Built by Siemens in collaboration with Cranfield University, the company has fitted this classic Mustang with autonomous tech which would allow it to take on short sprint up Lord March's driveway. Not much details were released regarding the self-driving Mustang. What they did mention was that they used advanced location scanning technology from Bentley Systems. A 3D scan of the track was also created to give the car awareness of its position.
Unlike using a newer car, the team that built this autonomous Mustang posed more of a challenge. They had a hard time adapting the autonomous hardware to the car's traditional steering and suspension bits. That said, a bespoke autonomous vehicle would have proven to be an easier feat.

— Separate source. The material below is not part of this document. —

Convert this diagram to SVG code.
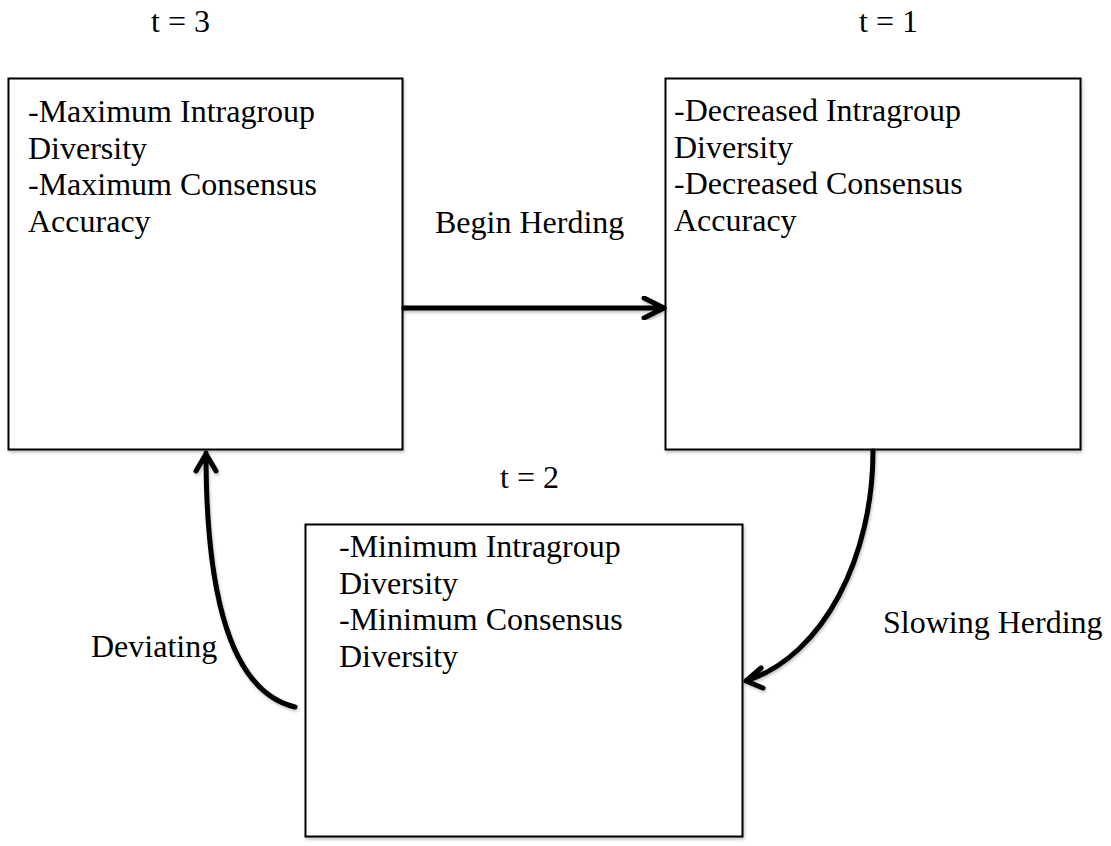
<svg xmlns="http://www.w3.org/2000/svg" width="1111" height="846" viewBox="0 0 1111 846">
<style>
.t{font-family:"Liberation Serif","Times New Roman",serif;font-size:32px;fill:#000}
.box{fill:#fff;stroke:#000;stroke-width:2;filter:url(#sh)}
.conn{fill:none;stroke:#000;stroke-width:5;stroke-linecap:round;stroke-linejoin:round;filter:url(#sh)}
</style>
<defs>
<filter id="sh" x="-10%" y="-10%" width="120%" height="120%">
<feDropShadow dx="1" dy="2" stdDeviation="1.5" flood-color="#000" flood-opacity="0.25"/>
</filter>
</defs>
<rect width="1111" height="846" fill="#fff"/>
<text class="t" x="151" y="32">t = 3</text>
<text class="t" x="859" y="32">t = 1</text>
<text class="t" x="500" y="488">t = 2</text>
<g id="node-t3">
<rect class="box" x="8.5" y="78.5" width="394" height="371"/>
<text class="t" x="28" y="122">-Maximum Intragroup</text>
<text class="t" x="28" y="158.5">Diversity</text>
<text class="t" x="28" y="195">-Maximum Consensus</text>
<text class="t" x="28" y="231.5">Accuracy</text>
</g>
<g id="node-t1">
<rect class="box" x="665.5" y="78.5" width="415" height="371"/>
<text class="t" x="674" y="121">-Decreased Intragroup</text>
<text class="t" x="674" y="157.5">Diversity</text>
<text class="t" x="674" y="194">-Decreased Consensus</text>
<text class="t" x="674" y="230.5">Accuracy</text>
</g>
<g id="node-t2">
<rect class="box" x="305.5" y="524.5" width="437" height="312"/>
<text class="t" x="339" y="557">-Minimum Intragroup</text>
<text class="t" x="339" y="593.5">Diversity</text>
<text class="t" x="339" y="630">-Minimum Consensus</text>
<text class="t" x="339" y="666.5">Diversity</text>
</g>
<g id="connectors">
<path class="conn" d="M404 308 L663 308 M644 298 L664 308 L644 318"/>
<path class="conn" d="M873 451 C873 555 825 655 746 681 M761 668 L746 681 L763 688"/>
<path class="conn" d="M295 707 C232 692 206 600 206 453 M196 471 L206 454 L216 471"/>
<text class="t" x="435" y="233">Begin Herding</text>
<text class="t" x="883" y="633">Slowing Herding</text>
<text class="t" x="91" y="657">Deviating</text>
</g>
</svg>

“Goodwood offers us a chance to reflect on why we have an emotional connection with cars and acts as a reminder that humans like to be engaged and part of the action. The Siemens Autonomous Hillclimb challenge project connects the classic spirit of automotive adventure with advanced technology,” said Dr James Brighton, Senior Lecturer at Cranfield.
On the outside, Siemens has wrapped the Mustang in a special silver wrap to celebrate the 25th anniversary of Goodwood.
For those wondering, it won't be the only autonomous vehicle to attempt a run at the upcoming Goodwood Festival of Speed. Roborace will also be attempting to complete the Goodwood hill climb in an autonomous race vehicle. But, let's just say doing it in a '65 Mustang looks a lot more cooler.